BEGIN
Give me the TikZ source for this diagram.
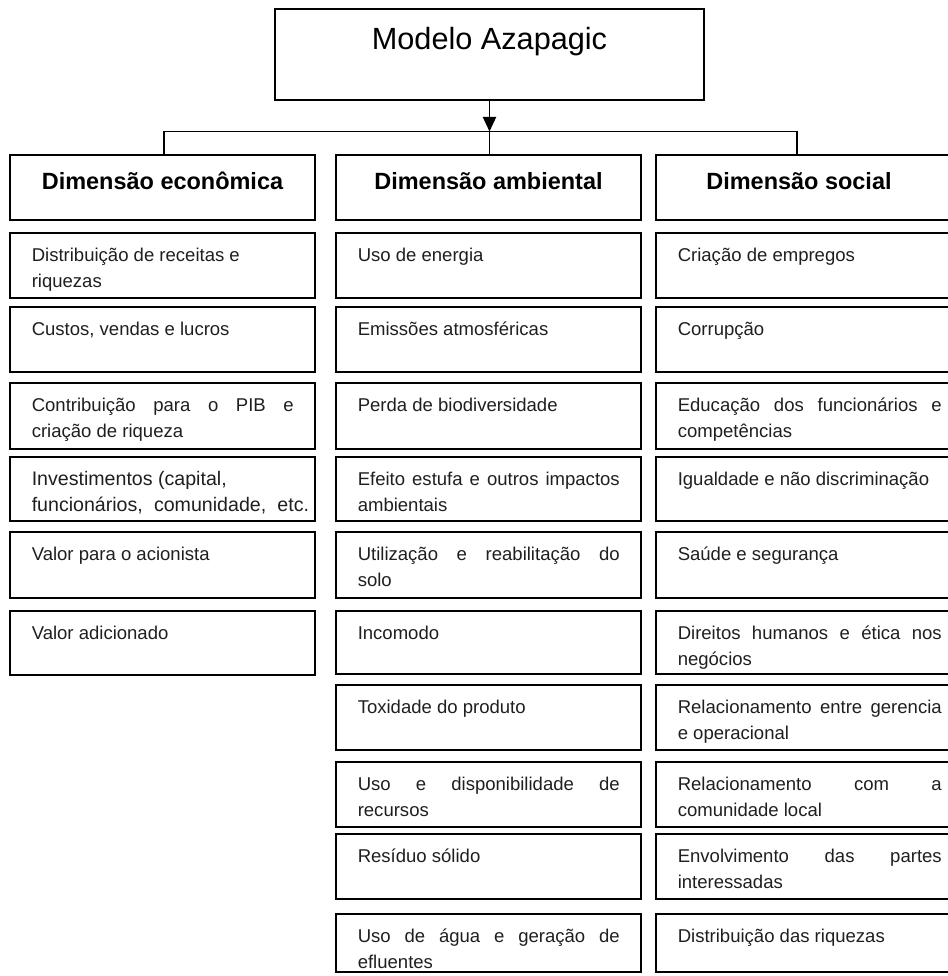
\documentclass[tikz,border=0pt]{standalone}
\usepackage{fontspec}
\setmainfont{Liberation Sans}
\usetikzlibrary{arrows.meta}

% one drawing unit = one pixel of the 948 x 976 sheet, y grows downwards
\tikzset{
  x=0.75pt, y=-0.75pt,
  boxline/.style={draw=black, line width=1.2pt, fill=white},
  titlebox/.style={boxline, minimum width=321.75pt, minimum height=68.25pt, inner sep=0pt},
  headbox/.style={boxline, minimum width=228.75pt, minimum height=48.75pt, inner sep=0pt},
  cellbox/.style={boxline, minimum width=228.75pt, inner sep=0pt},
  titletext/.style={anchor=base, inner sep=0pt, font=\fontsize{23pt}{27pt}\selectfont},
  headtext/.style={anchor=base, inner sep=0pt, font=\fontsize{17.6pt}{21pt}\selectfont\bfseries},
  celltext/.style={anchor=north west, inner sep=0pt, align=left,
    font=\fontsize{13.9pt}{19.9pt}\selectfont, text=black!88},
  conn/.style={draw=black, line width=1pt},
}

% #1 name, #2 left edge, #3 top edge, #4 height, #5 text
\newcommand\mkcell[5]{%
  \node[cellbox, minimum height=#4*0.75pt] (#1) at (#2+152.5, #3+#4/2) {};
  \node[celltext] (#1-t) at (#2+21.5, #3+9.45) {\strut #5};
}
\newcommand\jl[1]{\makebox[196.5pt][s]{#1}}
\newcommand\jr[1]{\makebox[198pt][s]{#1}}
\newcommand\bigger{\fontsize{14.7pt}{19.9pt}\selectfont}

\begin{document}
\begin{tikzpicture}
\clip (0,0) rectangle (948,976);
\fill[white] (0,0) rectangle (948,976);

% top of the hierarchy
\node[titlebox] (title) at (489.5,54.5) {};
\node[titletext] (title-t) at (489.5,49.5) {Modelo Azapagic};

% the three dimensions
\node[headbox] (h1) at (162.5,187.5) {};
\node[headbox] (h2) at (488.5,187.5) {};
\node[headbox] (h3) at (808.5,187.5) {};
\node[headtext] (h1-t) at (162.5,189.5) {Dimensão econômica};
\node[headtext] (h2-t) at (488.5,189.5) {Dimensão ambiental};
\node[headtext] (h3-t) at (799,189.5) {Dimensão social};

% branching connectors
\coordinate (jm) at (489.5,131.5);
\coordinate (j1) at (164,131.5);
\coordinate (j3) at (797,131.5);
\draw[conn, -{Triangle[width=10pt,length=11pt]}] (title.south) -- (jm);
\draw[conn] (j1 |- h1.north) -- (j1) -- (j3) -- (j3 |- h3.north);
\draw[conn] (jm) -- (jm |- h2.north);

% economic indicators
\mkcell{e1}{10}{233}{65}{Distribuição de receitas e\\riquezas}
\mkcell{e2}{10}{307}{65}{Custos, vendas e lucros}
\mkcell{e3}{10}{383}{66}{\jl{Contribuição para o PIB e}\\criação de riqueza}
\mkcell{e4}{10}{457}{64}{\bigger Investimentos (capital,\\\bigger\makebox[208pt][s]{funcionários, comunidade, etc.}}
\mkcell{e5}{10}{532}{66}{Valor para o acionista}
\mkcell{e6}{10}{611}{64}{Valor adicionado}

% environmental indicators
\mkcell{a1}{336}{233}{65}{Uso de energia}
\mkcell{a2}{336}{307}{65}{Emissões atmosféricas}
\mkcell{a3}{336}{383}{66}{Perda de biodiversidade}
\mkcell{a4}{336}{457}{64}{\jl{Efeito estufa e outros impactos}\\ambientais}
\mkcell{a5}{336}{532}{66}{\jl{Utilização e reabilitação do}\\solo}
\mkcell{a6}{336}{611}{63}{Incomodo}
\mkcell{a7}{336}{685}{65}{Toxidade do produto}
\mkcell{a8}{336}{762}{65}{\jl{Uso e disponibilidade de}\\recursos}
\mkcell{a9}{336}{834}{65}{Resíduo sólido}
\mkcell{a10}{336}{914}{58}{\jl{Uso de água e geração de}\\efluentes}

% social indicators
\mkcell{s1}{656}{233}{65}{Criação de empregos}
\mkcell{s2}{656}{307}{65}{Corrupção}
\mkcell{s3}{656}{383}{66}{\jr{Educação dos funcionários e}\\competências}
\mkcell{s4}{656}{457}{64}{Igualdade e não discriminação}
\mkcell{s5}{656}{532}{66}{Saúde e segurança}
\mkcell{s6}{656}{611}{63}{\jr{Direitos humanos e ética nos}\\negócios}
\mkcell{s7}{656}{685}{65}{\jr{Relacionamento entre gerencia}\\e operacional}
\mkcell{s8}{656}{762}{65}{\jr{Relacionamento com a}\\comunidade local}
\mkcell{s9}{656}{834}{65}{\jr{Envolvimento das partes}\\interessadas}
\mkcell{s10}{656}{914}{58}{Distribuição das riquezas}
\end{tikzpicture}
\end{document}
END
STATED GOAL:
Copy the whole of the material above exactly, but not its images.

TASK RESPONSE:
Give me the TikZ source for this diagram.
\documentclass[tikz,border=0pt]{standalone}
\usepackage{fontspec}
\setmainfont{Liberation Sans}
\usetikzlibrary{arrows.meta}

% one drawing unit = one pixel of the 948 x 976 sheet, y grows downwards
\tikzset{
  x=0.75pt, y=-0.75pt,
  boxline/.style={draw=black, line width=1.2pt, fill=white},
  titlebox/.style={boxline, minimum width=321.75pt, minimum height=68.25pt, inner sep=0pt},
  headbox/.style={boxline, minimum width=228.75pt, minimum height=48.75pt, inner sep=0pt},
  cellbox/.style={boxline, minimum width=228.75pt, inner sep=0pt},
  titletext/.style={anchor=base, inner sep=0pt, font=\fontsize{23pt}{27pt}\selectfont},
  headtext/.style={anchor=base, inner sep=0pt, font=\fontsize{17.6pt}{21pt}\selectfont\bfseries},
  celltext/.style={anchor=north west, inner sep=0pt, align=left,
    font=\fontsize{13.9pt}{19.9pt}\selectfont, text=black!88},
  conn/.style={draw=black, line width=1pt},
}

% #1 name, #2 left edge, #3 top edge, #4 height, #5 text
\newcommand\mkcell[5]{%
  \node[cellbox, minimum height=#4*0.75pt] (#1) at (#2+152.5, #3+#4/2) {};
  \node[celltext] (#1-t) at (#2+21.5, #3+9.45) {\strut #5};
}
\newcommand\jl[1]{\makebox[196.5pt][s]{#1}}
\newcommand\jr[1]{\makebox[198pt][s]{#1}}
\newcommand\bigger{\fontsize{14.7pt}{19.9pt}\selectfont}

\begin{document}
\begin{tikzpicture}
\clip (0,0) rectangle (948,976);
\fill[white] (0,0) rectangle (948,976);

% top of the hierarchy
\node[titlebox] (title) at (489.5,54.5) {};
\node[titletext] (title-t) at (489.5,49.5) {Modelo Azapagic};

% the three dimensions
\node[headbox] (h1) at (162.5,187.5) {};
\node[headbox] (h2) at (488.5,187.5) {};
\node[headbox] (h3) at (808.5,187.5) {};
\node[headtext] (h1-t) at (162.5,189.5) {Dimensão econômica};
\node[headtext] (h2-t) at (488.5,189.5) {Dimensão ambiental};
\node[headtext] (h3-t) at (799,189.5) {Dimensão social};

% branching connectors
\coordinate (jm) at (489.5,131.5);
\coordinate (j1) at (164,131.5);
\coordinate (j3) at (797,131.5);
\draw[conn, -{Triangle[width=10pt,length=11pt]}] (title.south) -- (jm);
\draw[conn] (j1 |- h1.north) -- (j1) -- (j3) -- (j3 |- h3.north);
\draw[conn] (jm) -- (jm |- h2.north);

% economic indicators
\mkcell{e1}{10}{233}{65}{Distribuição de receitas e\\riquezas}
\mkcell{e2}{10}{307}{65}{Custos, vendas e lucros}
\mkcell{e3}{10}{383}{66}{\jl{Contribuição para o PIB e}\\criação de riqueza}
\mkcell{e4}{10}{457}{64}{\bigger Investimentos (capital,\\\bigger\makebox[208pt][s]{funcionários, comunidade, etc.}}
\mkcell{e5}{10}{532}{66}{Valor para o acionista}
\mkcell{e6}{10}{611}{64}{Valor adicionado}

% environmental indicators
\mkcell{a1}{336}{233}{65}{Uso de energia}
\mkcell{a2}{336}{307}{65}{Emissões atmosféricas}
\mkcell{a3}{336}{383}{66}{Perda de biodiversidade}
\mkcell{a4}{336}{457}{64}{\jl{Efeito estufa e outros impactos}\\ambientais}
\mkcell{a5}{336}{532}{66}{\jl{Utilização e reabilitação do}\\solo}
\mkcell{a6}{336}{611}{63}{Incomodo}
\mkcell{a7}{336}{685}{65}{Toxidade do produto}
\mkcell{a8}{336}{762}{65}{\jl{Uso e disponibilidade de}\\recursos}
\mkcell{a9}{336}{834}{65}{Resíduo sólido}
\mkcell{a10}{336}{914}{58}{\jl{Uso de água e geração de}\\efluentes}

% social indicators
\mkcell{s1}{656}{233}{65}{Criação de empregos}
\mkcell{s2}{656}{307}{65}{Corrupção}
\mkcell{s3}{656}{383}{66}{\jr{Educação dos funcionários e}\\competências}
\mkcell{s4}{656}{457}{64}{Igualdade e não discriminação}
\mkcell{s5}{656}{532}{66}{Saúde e segurança}
\mkcell{s6}{656}{611}{63}{\jr{Direitos humanos e ética nos}\\negócios}
\mkcell{s7}{656}{685}{65}{\jr{Relacionamento entre gerencia}\\e operacional}
\mkcell{s8}{656}{762}{65}{\jr{Relacionamento com a}\\comunidade local}
\mkcell{s9}{656}{834}{65}{\jr{Envolvimento das partes}\\interessadas}
\mkcell{s10}{656}{914}{58}{Distribuição das riquezas}
\end{tikzpicture}
\end{document}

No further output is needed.